Virtual reality right outside the classroom

Finding ways to attract high school students to a trades career is a tough nut to crack for industry advocates. At a student careers fair in Boone on Tuesday, Associated Builders and Contractors of Iowa (ABC for short) showcased a new piece of the toolkit: a virtual reality-enabled demonstration trailer.

Measuring in at about 36 feet long, the High School Career Exploration Trailer houses three virtual reality headsets, five television sets and a cross-section wall display of plumbing, framework and notes on the construction industry in Iowa. 

Students putting on the VR headsets choose among several one-minute trade videos they’d like to try — and find themselves right in the middle of an ongoing project. 

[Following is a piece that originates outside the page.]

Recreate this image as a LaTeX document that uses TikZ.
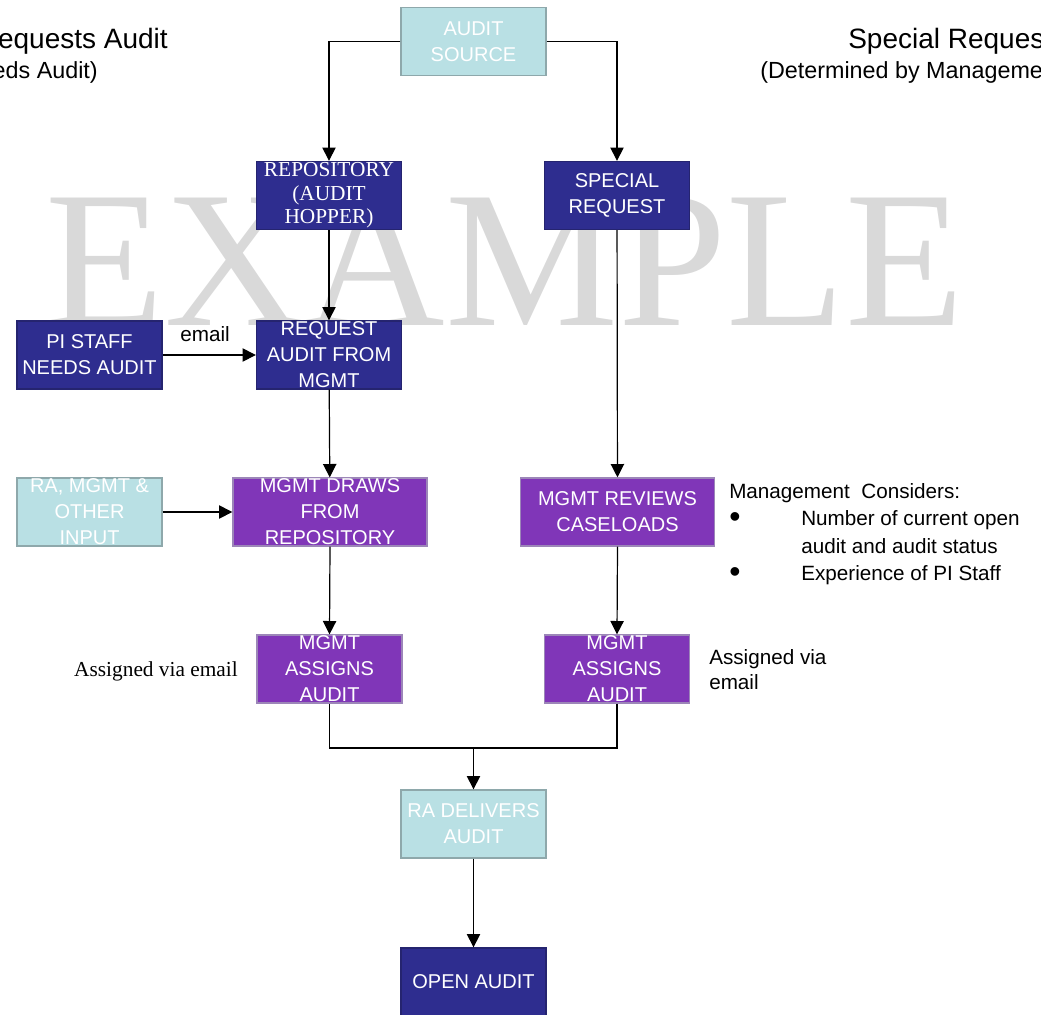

“Our board of trustees decided that they wanted to create something that was hands-on and mobile, that we could take to all the high schools across the state of Iowa and showcase what a career in construction is really like,” said Ginny Shindelar, vice president of education and training. “You can really feel like you’re on a job site, whether it’s plumbing, electrical, welding, sheet metal or HVAC. All those trades are covered in the videos.” 

The trailer was introduced in October 2017 at an ABC open house, and there are plans to take the unit to several more Iowa high schools in the spring and fall this year. 

“Since we do have such a major skills gap right now — we’re about 1.5 million workers short and will be even more by the year 2020 –we’re really trying to help our members and help the industry by bringing that awareness, and showing parents, high school students, guidance counselors and principals that there is a great opportunity in construction,” Shindelar said. 

Students in ABC’s pre-apprenticeship program have already been able to sample the VR tour.

Seniors Garrett Bales and Jake Gourley use ABC’s pre-apprenticeship program to start earning certifications — Gourley has already received a forklift certification. 

“It’s pretty cool. … The best thing about it is you get to see what they’re doing,” Gourley said. “A lot of people like me are visual learners, so it helps a lot.” 

ABC is interested in taking the trailer to even younger eyes at Iowa middle schools, Shindelar said, to introduce those career paths earlier to students. ABC currently has three training centers across Iowa, with about 1,500 apprentices in their education programs.

“We knew we had to do something to really get high school students’ interest. Everybody’s on phones or tablets,” she said. “We also wanted to show that construction is really changing. … We thought this would be a great way to show them what it’s really like on a job site.”

ABC is inviting Iowa legislators to try out the headsets on March 27, when the trailer will park outside the state Capitol from 11 a.m. to 1 p.m. Pre-apprentice and apprenticeship students will be there to speak to lawmakers, she said. 

“We really want them to understand the importance of not only funding education opportunities for construction careers, but also for them to realize there is a major skills gap, and we’re trying to help fill that. We just need support of all the initiatives that we’re trying to do,” Shindelar said.